If you write several blogs either by design or for business you know how much it takes to keep on track of all the publications. It isn’t always easy to come up with appropriate ideas to keep posting on time. The longer we wait, the harder it normally gets. Kevin recently blogged how much he hates writers block in his post pen & paper.
Writers block sucks at the best of times. But instead of making life hard for yourself you can use the following ways to plan your weekly schedule, without falling prey to the dreaded writers block.
It all starts with an idea. The trouble is, when we rush things ideas usually fail to flow. To counteract this potential show stopper we have to find an easy to implement technique to capture those ideas. I’m using dedicated pages in my Moleskine notebook to jot down blogging ideas.
Some bloggers use spreadsheets. A spreadsheet has one benefit. It keeps all the clips in one place. On the negative side, a spreadsheet gets more overwhelming the larger it gets. Once the file is too long we simply get too frazzled to even bother looking.
Plan your posts using a Moleskine notebook
For those of you who are unfamiliar with Moleskine’s, go check them out. If you have only a fraction of affection for pen and paper you will fall in love with these timeless notebooks, guaranteed. After all, Moleskine is a way of life, a religion if you must know.
On the other hand a simple pocket size notebook will do too. The whole process from idea to a finished post is a continuous work flow. Here is what you do.
1.) Set aside 15 minutes every day to brain storm ideas. If you have enough ideas already, use this time slot to work existing ideas into blog post outlines.
Even the busiest of person could manage this.
2.) Take any page in your notebook and name it idea/topic. This your brainstorm central. You will use this page to write down any and all ideas that come to mind throughout your day. Naturally you want to get into the habit of carrying your notebook everywhere you go. Leave extra space to continue once the page is full.
3.) Dedicate another portion of your notebook and map it to a week, using weekday names on a double page. You can also substitute this by using a simple diary if you want to save the time.

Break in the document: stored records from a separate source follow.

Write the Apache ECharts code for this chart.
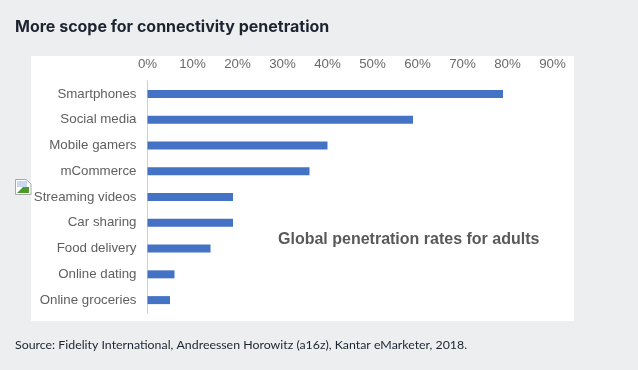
<!DOCTYPE html>
<html><head><meta charset="utf-8">
<style>html,body{margin:0;padding:0;background:#edeef0}#c{width:638px;height:370px}</style>
<script src="https://cdn.jsdelivr.net/npm/echarts@6/dist/echarts.min.js"></script>
</head><body><div id="c"></div>
<script>
var categories=["Smartphones","Social media","Mobile gamers","mCommerce","Streaming videos","Car sharing","Food delivery","Online dating","Online groceries"];
var values=[79,59,40,36,19,19,14,6,5];
var titleText="More scope for connectivity penetration";
var noteText="Global penetration rates for adults";
var sourceText="Source: Fidelity International, Andreessen Horowitz (a16z), Kantar eMarketer, 2018.";
var chart=echarts.init(document.getElementById('c'),null,{renderer:'canvas'});
chart.setOption({
 animation:false,
 backgroundColor:'#edeef0',
 grid:{left:147.5,top:81,width:405,height:232,containLabel:false},
 xAxis:{type:'value',position:'top',min:0,max:90,interval:10,
  axisLine:{show:false},axisTick:{show:false},splitLine:{show:false},
  axisLabel:{formatter:'{value}%',color:'#6a6a6a',fontFamily:'Liberation Sans',fontSize:13.3,margin:10}},
 yAxis:{type:'category',inverse:true,data:categories,
  axisLine:{show:true,lineStyle:{color:'#d0d0d0',width:1}},axisTick:{show:false},
  axisLabel:{color:'#5f5f5f',fontFamily:'Liberation Sans',fontSize:13.3,margin:11,padding:[3,0,0,0]}},
 series:[{type:'bar',data:values,barWidth:8,itemStyle:{color:'#4472c4'},silent:true}],
 graphic:[
  {type:'rect',z:-1,shape:{x:31,y:56,width:543,height:265},style:{fill:'#fff'}},
  {type:'text',x:15,y:19,style:{text:titleText,fill:'#1c2430',font:'bold 16px Inter',textVerticalAlign:'top'}},
  {type:'text',x:278,y:232,style:{text:noteText,fill:'#595959',font:'bold 16px "Liberation Sans"',textVerticalAlign:'top'}},
  {type:'text',x:15,y:339,style:{text:sourceText,fill:'#1c2430',font:'12.35px Lato',textVerticalAlign:'top'}},
  {type:'polygon',shape:{points:[[15.5,179.5],[26,179.5],[31,184],[31,194.5],[15.5,194.5]]},style:{fill:'#fff',stroke:'#a8a8a8',lineWidth:1}},
  {type:'rect',shape:{x:17,y:181,width:10,height:6},style:{fill:'#c8d8f0'}},
  {type:'polygon',shape:{points:[[17,193],[23,187],[29,187],[29,193]]},style:{fill:'#4a9a30'}}
 ]
});
</script></body></html>
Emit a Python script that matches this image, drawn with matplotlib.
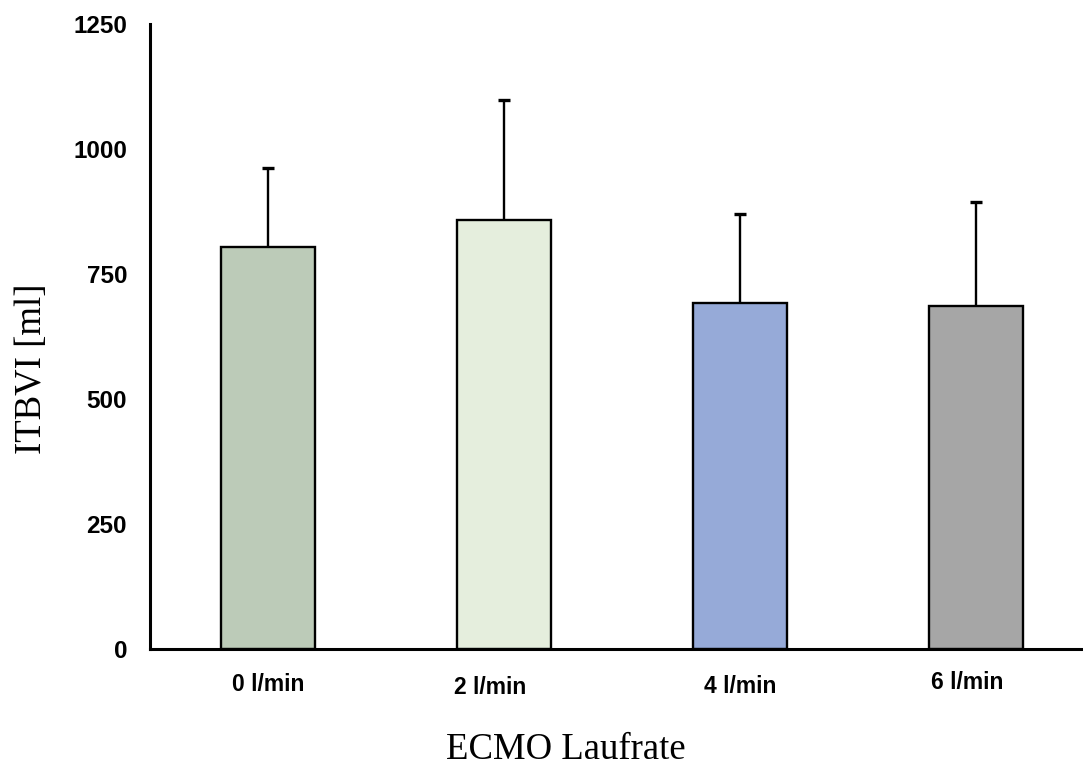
import matplotlib
matplotlib.use("Agg")
import matplotlib.pyplot as plt
import matplotlib.transforms as mtransforms
import numpy as np

# data
categories = ["0 l/min", "2 l/min", "4 l/min", "6 l/min"]
means = [805, 858, 693, 686]
sd_upper = [157, 240, 177, 208]
colors = ["#bccbb8", "#e5eedd", "#96aad8", "#a6a6a6"]
yticks = [0, 250, 500, 750, 1000, 1250]

# small nudges of the category labels (points), as in the reference
label_shift = [(0, 0), (-10, -2.5), (0, -1.5), (-6, 1)]

fig = plt.figure(figsize=(10.83, 7.66), dpi=100)
ax = fig.add_axes([150 / 1083, 117 / 766, 933 / 1083, 625 / 766])

x = np.arange(len(categories))
# symmetric error bars drawn behind the bars, so only the upper half shows
ax.errorbar(x, means, yerr=sd_upper, fmt="none", ecolor="black",
            elinewidth=1.7, capsize=4, capthick=2.4, zorder=1)
ax.bar(x, means, width=0.4, color=colors, edgecolor="black", linewidth=1.7,
       zorder=2)

ax.set_xlim(-0.5, -0.5 + 933 / 236)
ax.set_ylim(0, 1250)
ax.set_yticks(yticks)
ax.set_yticklabels([str(v) for v in yticks], fontfamily="Liberation Sans",
                   fontweight="bold", fontsize=17.5)
ax.set_xticks(x)
ax.set_xticklabels(categories, fontfamily="Liberation Sans",
                   fontweight="bold", fontsize=16.5)
ax.tick_params(axis="y", length=0, pad=16.5)
ax.tick_params(axis="x", length=0, pad=17)

for lab, (dx, dy) in zip(ax.get_xticklabels(), label_shift):
    lab.set_transform(lab.get_transform() +
                      mtransforms.ScaledTranslation(dx / 72, dy / 72,
                                                    fig.dpi_scale_trans))

for side in ["top", "right"]:
    ax.spines[side].set_visible(False)
ax.spines["left"].set_linewidth(2.2)
ax.spines["bottom"].set_linewidth(2.2)
ax.spines["left"].set_zorder(3)
ax.spines["bottom"].set_zorder(3)

fig.text(32 / 1083, 1 - 369 / 766, "ITBVI [ml]", rotation=90, ha="center",
         va="center", fontfamily="Liberation Serif", fontsize=26.5)
fig.text(566 / 1083, 1 - 750 / 766, "ECMO Laufrate", ha="center",
         va="center", fontfamily="Liberation Serif", fontsize=26.5)

fig.savefig("out.png", dpi=100)
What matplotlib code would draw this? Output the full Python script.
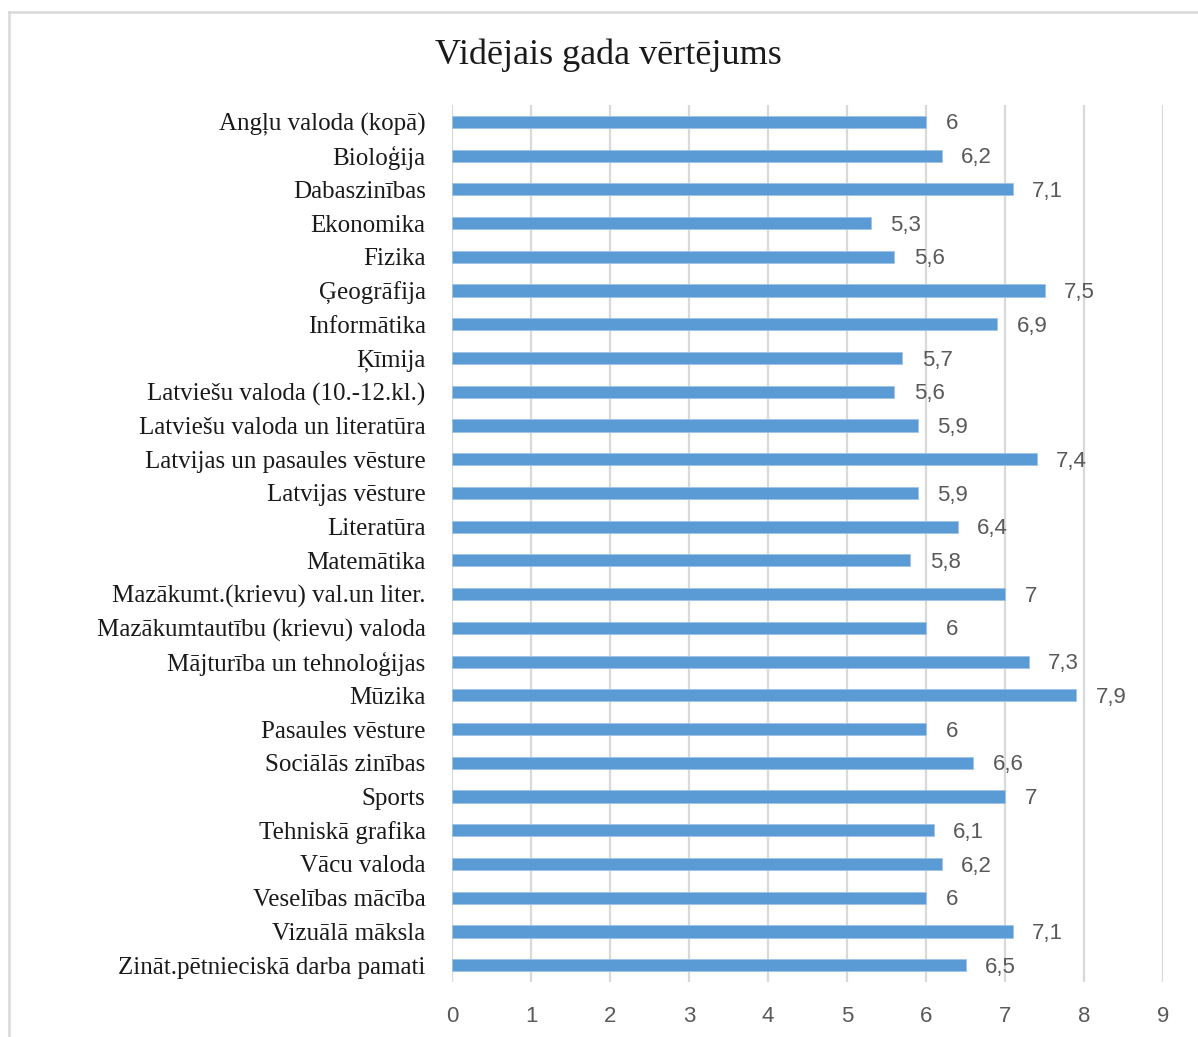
import matplotlib
matplotlib.use("Agg")
from matplotlib import pyplot as plt
from matplotlib.lines import Line2D

title = "Vidējais gada vērtējums"
subjects = [
    "Angļu valoda (kopā)",
    "Bioloģija",
    "Dabaszinības",
    "Ekonomika",
    "Fizika",
    "Ģeogrāfija",
    "Informātika",
    "Ķīmija",
    "Latviešu valoda (10.-12.kl.)",
    "Latviešu valoda un literatūra",
    "Latvijas un pasaules vēsture",
    "Latvijas vēsture",
    "Literatūra",
    "Matemātika",
    "Mazākumt.(krievu) val.un liter.",
    "Mazākumtautību (krievu) valoda",
    "Mājturība un tehnoloģijas",
    "Mūzika",
    "Pasaules vēsture",
    "Sociālās zinības",
    "Sports",
    "Tehniskā grafika",
    "Vācu valoda",
    "Veselības mācība",
    "Vizuālā māksla",
    "Zināt.pētnieciskā darba pamati",
]
grades = [6, 6.2, 7.1, 5.3, 5.6, 7.5, 6.9, 5.7, 5.6, 5.9, 7.4, 5.9, 6.4,
          5.8, 7, 6, 7.3, 7.9, 6, 6.6, 7, 6.1, 6.2, 6, 7.1, 6.5]
x_ticks = list(range(10))

bar_color = "#5B9BD5"
grid_color = "#D9D9D9"
text_gray = "#595959"

fig = plt.figure(figsize=(11.98, 10.37), dpi=100)
ax = fig.add_axes([0.3773, 0.053, 0.5935, 0.8457])

pos = list(range(len(subjects)))
ax.barh(pos, grades, height=0.36, color=bar_color, edgecolor="#9DC3E6",
        linewidth=0.6, zorder=3)

# value labels use a decimal comma like the original
for y, v in zip(pos, grades):
    lbl = f"{v:g}".replace(".", ",")
    ax.annotate(lbl, (v, y), xytext=(14, -1.5), textcoords="offset points",
                va="center", ha="left", fontsize=16, color=text_gray,
                family="Liberation Sans")

ax.set_xlim(0, 9)
ax.set_ylim(len(subjects) - 0.5, -0.5)
ax.set_xticks(x_ticks)
ax.set_xticklabels([str(t) for t in x_ticks], fontsize=16, color=text_gray,
                   family="Liberation Sans")
ax.set_yticks(pos)
ax.set_yticklabels(subjects, fontsize=18, color="#1a1a1a",
                   family="Liberation Serif")
ax.tick_params(axis="both", length=0)
ax.tick_params(axis="y", pad=19)
ax.tick_params(axis="x", pad=17)
ax.grid(axis="x", color=grid_color, linewidth=1.6, zorder=0)
for s in ax.spines.values():
    s.set_visible(False)

fig.text(0.508, 0.947, title, ha="center", va="center", fontsize=26,
         family="Liberation Serif", color="#1a1a1a")

# chart frame (top and left edges are visible in the original)
fig.add_artist(Line2D([0.0075, 0.0075], [0, 0.9885], color=grid_color,
                      linewidth=1.8, transform=fig.transFigure))
fig.add_artist(Line2D([0.0075, 1], [0.9885, 0.9885], color=grid_color,
                      linewidth=1.8, transform=fig.transFigure))

fig.savefig("out.png", dpi=100)
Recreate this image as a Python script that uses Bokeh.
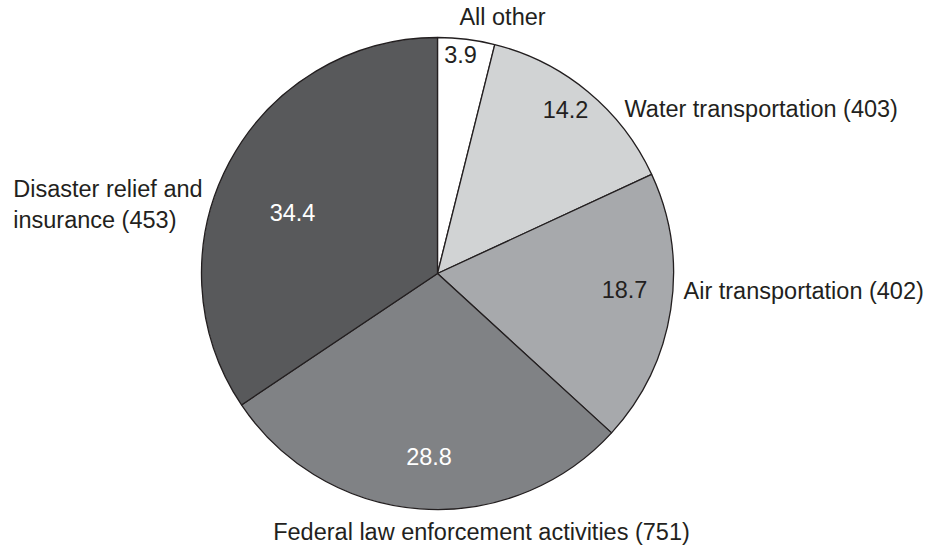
import math
from bokeh.plotting import figure
from bokeh.models import ColumnDataSource, Range1d
from bokeh.core.properties import value
from bokeh.embed import file_html
from bokeh.resources import INLINE

# ---- data ----
categories = ["All other", "Water transportation (403)", "Air transportation (402)",
              "Federal law enforcement activities (751)", "Disaster relief and\ninsurance (453)"]
shares = [3.9, 14.2, 18.7, 28.8, 34.4]
value_labels = ["3.9", "14.2", "18.7", "28.8", "34.4"]

# ---- styles ----
fills = ["#ffffff", "#d1d3d4", "#a7a9ac", "#808285", "#58595b"]
value_colors = ["#231f20", "#231f20", "#231f20", "#ffffff", "#ffffff"]
# label offsets from pie centre (pixels)
value_off = [(23, 219.5), (128, 164.5), (187, -16), (-8.5, -183), (-145, 61.5)]
cat_off = [(65, 256.5), (187, 164.5), (246, -17.5), (44, -258), (-424.3, 69)]
cat_align = ["center", "left", "left", "center", "left"]

W, H = 949, 546
cx, cy, R = 437, H - 273, 236
FONT = "Liberation Sans"
FS = "23.5px"

total = sum(shares)
starts, ends = [], []
cum = 0.0
for s in shares:
    a0 = math.pi / 2 - 2 * math.pi * cum / total
    cum += s
    a1 = math.pi / 2 - 2 * math.pi * cum / total
    starts.append(a1)
    ends.append(a0)

p = figure(width=W, height=H, x_range=Range1d(0, W), y_range=Range1d(0, H),
           output_backend="svg", toolbar_location=None, min_border=0)
p.axis.visible = False
p.grid.visible = False
p.outline_line_color = None
p.background_fill_color = "white"

src = ColumnDataSource(dict(x=[cx] * len(shares), y=[cy] * len(shares),
                            start=starts, end=ends, fill=fills))
p.wedge(x="x", y="y", radius=R, start_angle="start", end_angle="end",
        fill_color="fill", line_color="#231f20", line_width=1.3, source=src)

vsrc = ColumnDataSource(dict(x=[cx + o[0] for o in value_off],
                             y=[cy + o[1] for o in value_off],
                             t=value_labels, c=value_colors))
p.text(x="x", y="y", text="t", text_color="c", source=vsrc,
       text_font=value(FONT), text_font_size=value(FS),
       text_align="center", text_baseline="middle")

csrc = ColumnDataSource(dict(x=[cx + o[0] for o in cat_off],
                             y=[cy + o[1] for o in cat_off],
                             t=categories, a=cat_align))
p.text(x="x", y="y", text="t", text_align="a", source=csrc,
       text_color="#231f20", text_font=value(FONT), text_font_size=value(FS),
       text_baseline="middle", text_line_height=1.2)

open("out.html", "w").write(file_html(p, INLINE))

4.) Mark each weekday with the names of the blog you write for. Use abbreviations to save space. As long as you remember which abbreviation corresponds to which blog of course.
5.) Now break up your posting schedule according to your workload. You might need to post on alternate days, leaving you space in between to write them. You could also set aside a full day every week and write all your blog posts on the same day. Whatever works best for you according to your time schedule.
6.) Once you have outlined your weekly schedule (which by the way could be similar every week), you can move to the next step.
7.) Now it’s time to do some serious brainstorming. Use your daily 15 minutes to come up with as many blog ideas as possible. Don’t analyze your thoughts, just keep writing. After a while you will find this becomes a lot easier. Plus you might only need the one day per week to jot down ideas, while you can use the other days to write your posts. This is a guaranteed solution against writers block.
8.) In the allocated writing time slots peruse your ideas page and craft them into blog outlines, drafts and finally posts using a step by step work flow. You could use different folders on your computer for each one, moving them from one to the next (like a car in a car factory). Every time your files move they grow and eventually you will have a range of fully crafted, masterful blog posts.
The hardest part is always the first step, going from idea to draft. Once your draft is in the proverbial box, you will find it easier to work and modify your piece until completion.
Alternatively you can also use index cards for the first steps in conjunction with a diary. By the way, you can get Moleskine diaries as well. I just find it easier to use a Moleskine, since I have it all in one convenient place, plus it is pocket size convenience, portable to go everywhere I do.